Would you print the material exactly, starting at its first line and ending at the line holding "import plotly.graph_objects as go"?

==== STORED DATA

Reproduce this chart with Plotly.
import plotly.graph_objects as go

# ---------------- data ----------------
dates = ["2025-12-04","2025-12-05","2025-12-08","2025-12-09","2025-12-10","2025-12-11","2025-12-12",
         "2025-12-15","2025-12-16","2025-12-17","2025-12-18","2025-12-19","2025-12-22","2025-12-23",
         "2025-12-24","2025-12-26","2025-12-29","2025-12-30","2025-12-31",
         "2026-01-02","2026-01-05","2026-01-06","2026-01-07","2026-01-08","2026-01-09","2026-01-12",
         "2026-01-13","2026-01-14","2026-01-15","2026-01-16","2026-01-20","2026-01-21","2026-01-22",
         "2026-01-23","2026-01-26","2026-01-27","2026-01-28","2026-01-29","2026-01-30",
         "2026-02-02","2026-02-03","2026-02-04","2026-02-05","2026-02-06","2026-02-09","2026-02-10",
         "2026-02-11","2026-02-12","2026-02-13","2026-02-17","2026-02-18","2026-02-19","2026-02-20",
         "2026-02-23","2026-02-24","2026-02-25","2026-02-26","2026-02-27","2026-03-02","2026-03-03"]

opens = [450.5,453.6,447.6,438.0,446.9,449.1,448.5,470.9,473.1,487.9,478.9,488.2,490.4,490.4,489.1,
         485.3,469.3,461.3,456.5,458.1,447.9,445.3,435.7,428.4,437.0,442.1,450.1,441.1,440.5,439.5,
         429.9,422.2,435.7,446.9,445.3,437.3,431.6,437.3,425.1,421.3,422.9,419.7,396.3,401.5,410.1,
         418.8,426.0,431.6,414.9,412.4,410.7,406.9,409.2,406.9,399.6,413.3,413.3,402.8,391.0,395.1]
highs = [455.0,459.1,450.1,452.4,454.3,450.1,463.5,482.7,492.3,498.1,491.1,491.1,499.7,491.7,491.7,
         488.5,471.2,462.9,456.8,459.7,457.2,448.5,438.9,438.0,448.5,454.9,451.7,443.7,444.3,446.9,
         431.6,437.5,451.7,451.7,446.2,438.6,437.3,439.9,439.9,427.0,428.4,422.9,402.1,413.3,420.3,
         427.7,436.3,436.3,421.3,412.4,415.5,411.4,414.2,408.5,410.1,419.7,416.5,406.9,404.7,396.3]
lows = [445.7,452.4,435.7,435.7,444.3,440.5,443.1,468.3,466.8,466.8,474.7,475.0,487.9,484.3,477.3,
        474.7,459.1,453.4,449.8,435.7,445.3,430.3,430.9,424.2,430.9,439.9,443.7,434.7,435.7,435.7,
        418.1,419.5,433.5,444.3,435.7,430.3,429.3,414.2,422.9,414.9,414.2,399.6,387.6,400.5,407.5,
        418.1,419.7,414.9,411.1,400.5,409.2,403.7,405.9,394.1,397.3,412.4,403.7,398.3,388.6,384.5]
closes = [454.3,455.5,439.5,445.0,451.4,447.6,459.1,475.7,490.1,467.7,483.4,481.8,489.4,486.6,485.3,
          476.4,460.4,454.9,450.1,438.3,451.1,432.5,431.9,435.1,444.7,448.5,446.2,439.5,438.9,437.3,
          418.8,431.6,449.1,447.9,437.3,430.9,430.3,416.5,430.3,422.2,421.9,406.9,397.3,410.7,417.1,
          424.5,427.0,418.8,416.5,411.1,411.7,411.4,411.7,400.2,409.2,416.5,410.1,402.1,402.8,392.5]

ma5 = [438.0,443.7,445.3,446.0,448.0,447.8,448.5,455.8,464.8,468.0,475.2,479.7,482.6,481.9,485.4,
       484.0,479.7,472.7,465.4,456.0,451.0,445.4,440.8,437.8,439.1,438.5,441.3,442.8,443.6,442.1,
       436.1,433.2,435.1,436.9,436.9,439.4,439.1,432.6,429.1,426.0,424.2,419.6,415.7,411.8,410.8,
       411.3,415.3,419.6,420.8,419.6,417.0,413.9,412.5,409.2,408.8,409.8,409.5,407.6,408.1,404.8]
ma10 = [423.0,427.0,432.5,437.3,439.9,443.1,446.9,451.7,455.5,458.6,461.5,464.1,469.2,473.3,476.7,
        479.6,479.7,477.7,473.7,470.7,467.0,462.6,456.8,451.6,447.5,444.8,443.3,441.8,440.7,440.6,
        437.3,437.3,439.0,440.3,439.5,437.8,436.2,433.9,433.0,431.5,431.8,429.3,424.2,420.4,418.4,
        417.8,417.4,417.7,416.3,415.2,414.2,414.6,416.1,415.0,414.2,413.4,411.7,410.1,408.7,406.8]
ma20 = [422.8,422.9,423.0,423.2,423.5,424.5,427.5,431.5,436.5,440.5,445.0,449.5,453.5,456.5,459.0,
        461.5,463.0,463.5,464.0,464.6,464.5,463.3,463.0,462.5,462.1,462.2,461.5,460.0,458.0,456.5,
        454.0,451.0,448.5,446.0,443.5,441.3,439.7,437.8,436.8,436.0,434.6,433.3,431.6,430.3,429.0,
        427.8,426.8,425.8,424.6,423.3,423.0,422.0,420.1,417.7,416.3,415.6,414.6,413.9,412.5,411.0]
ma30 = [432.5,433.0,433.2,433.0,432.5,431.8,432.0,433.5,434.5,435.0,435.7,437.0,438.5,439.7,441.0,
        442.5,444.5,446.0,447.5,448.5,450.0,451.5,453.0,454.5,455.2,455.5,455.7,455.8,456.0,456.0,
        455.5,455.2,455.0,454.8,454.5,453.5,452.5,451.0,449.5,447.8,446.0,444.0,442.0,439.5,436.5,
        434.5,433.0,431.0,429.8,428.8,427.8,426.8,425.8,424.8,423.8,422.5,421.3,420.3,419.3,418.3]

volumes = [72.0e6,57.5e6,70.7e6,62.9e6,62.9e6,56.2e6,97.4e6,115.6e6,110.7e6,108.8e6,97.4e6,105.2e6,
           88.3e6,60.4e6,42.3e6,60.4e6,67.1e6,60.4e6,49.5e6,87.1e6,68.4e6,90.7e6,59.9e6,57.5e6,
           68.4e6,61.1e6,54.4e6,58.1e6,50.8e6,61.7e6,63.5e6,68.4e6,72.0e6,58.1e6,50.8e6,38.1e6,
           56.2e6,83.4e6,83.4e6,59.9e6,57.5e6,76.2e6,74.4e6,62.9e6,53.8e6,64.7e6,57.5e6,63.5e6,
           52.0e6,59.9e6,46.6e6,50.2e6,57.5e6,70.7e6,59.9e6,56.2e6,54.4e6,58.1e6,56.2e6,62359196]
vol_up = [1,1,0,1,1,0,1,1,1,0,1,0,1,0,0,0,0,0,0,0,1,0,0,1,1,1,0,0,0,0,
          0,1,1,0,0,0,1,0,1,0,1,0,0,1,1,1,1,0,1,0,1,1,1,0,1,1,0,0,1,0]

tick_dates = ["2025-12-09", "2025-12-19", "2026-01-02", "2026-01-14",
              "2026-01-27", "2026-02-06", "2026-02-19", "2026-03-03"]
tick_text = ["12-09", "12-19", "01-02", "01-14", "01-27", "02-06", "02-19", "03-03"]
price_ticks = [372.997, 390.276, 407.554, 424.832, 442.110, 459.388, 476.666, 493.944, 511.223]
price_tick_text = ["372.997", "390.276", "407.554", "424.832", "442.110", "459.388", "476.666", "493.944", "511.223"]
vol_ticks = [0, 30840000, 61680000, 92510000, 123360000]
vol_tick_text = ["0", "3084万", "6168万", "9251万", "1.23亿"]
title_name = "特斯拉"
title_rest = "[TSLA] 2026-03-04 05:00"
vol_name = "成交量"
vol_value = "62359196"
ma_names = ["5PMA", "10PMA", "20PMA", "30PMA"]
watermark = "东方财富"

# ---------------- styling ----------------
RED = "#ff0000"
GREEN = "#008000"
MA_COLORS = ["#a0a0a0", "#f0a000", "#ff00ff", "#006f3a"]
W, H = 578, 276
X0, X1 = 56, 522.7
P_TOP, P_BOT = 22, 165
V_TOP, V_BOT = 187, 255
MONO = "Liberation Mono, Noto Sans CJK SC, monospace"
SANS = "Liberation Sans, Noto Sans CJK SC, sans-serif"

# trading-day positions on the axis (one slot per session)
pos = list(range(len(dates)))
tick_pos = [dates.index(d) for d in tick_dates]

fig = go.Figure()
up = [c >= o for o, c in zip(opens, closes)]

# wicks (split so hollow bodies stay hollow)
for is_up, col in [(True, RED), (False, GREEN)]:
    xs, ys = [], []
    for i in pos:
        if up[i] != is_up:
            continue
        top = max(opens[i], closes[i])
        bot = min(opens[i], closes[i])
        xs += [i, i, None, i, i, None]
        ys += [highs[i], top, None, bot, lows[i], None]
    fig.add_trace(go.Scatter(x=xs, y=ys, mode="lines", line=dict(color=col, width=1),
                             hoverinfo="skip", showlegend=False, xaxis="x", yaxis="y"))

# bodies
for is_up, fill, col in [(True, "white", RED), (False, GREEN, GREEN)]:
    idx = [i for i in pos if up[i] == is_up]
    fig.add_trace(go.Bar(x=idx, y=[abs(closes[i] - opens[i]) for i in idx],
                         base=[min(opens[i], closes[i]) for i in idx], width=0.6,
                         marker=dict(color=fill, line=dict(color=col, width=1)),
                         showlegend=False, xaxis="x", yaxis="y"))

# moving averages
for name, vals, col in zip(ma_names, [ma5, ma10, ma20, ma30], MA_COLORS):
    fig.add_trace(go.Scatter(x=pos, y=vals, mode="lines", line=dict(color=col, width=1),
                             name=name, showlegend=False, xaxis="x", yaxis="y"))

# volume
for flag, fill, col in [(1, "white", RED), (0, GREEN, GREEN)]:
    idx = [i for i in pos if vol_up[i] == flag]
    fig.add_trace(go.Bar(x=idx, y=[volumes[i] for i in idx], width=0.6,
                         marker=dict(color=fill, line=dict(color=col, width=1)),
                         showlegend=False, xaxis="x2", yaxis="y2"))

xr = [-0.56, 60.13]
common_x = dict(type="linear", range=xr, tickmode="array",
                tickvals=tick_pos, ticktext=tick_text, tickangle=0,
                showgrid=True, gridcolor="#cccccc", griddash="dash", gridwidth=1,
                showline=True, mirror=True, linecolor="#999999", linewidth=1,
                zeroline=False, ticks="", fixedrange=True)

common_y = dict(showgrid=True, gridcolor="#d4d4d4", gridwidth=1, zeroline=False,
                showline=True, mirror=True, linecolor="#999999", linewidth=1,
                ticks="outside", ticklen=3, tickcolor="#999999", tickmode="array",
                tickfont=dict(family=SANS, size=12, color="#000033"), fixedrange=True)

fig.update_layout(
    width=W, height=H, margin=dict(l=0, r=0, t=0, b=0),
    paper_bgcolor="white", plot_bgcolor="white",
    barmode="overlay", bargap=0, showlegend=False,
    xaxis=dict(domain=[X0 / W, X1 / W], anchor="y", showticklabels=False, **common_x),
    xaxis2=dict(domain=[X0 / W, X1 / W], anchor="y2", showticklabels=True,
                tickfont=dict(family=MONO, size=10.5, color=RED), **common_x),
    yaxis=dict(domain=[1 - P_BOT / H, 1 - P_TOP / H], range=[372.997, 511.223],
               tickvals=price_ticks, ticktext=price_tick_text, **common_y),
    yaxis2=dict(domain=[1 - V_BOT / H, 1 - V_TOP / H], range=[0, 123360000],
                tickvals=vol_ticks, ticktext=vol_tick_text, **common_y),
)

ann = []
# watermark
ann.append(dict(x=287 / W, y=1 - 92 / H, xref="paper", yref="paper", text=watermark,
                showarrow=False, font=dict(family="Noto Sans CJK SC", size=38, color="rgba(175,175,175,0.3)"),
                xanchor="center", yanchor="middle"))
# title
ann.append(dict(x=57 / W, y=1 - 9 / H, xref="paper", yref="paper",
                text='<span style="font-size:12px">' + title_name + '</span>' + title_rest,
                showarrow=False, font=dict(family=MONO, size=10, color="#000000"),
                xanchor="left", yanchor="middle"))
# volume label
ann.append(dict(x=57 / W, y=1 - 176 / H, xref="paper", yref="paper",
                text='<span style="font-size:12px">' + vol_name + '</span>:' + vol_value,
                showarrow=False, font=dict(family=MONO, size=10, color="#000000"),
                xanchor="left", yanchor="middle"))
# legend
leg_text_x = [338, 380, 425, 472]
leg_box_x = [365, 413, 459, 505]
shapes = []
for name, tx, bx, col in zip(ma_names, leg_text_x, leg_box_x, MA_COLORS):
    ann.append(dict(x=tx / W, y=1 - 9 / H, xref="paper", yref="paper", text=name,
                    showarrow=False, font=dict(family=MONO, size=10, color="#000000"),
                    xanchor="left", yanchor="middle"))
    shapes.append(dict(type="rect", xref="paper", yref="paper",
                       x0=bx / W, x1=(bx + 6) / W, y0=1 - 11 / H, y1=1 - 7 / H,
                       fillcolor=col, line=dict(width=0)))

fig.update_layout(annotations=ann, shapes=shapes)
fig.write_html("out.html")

========

EXERCISE RESPONSE |
Reproduce this chart with Plotly.
import plotly.graph_objects as go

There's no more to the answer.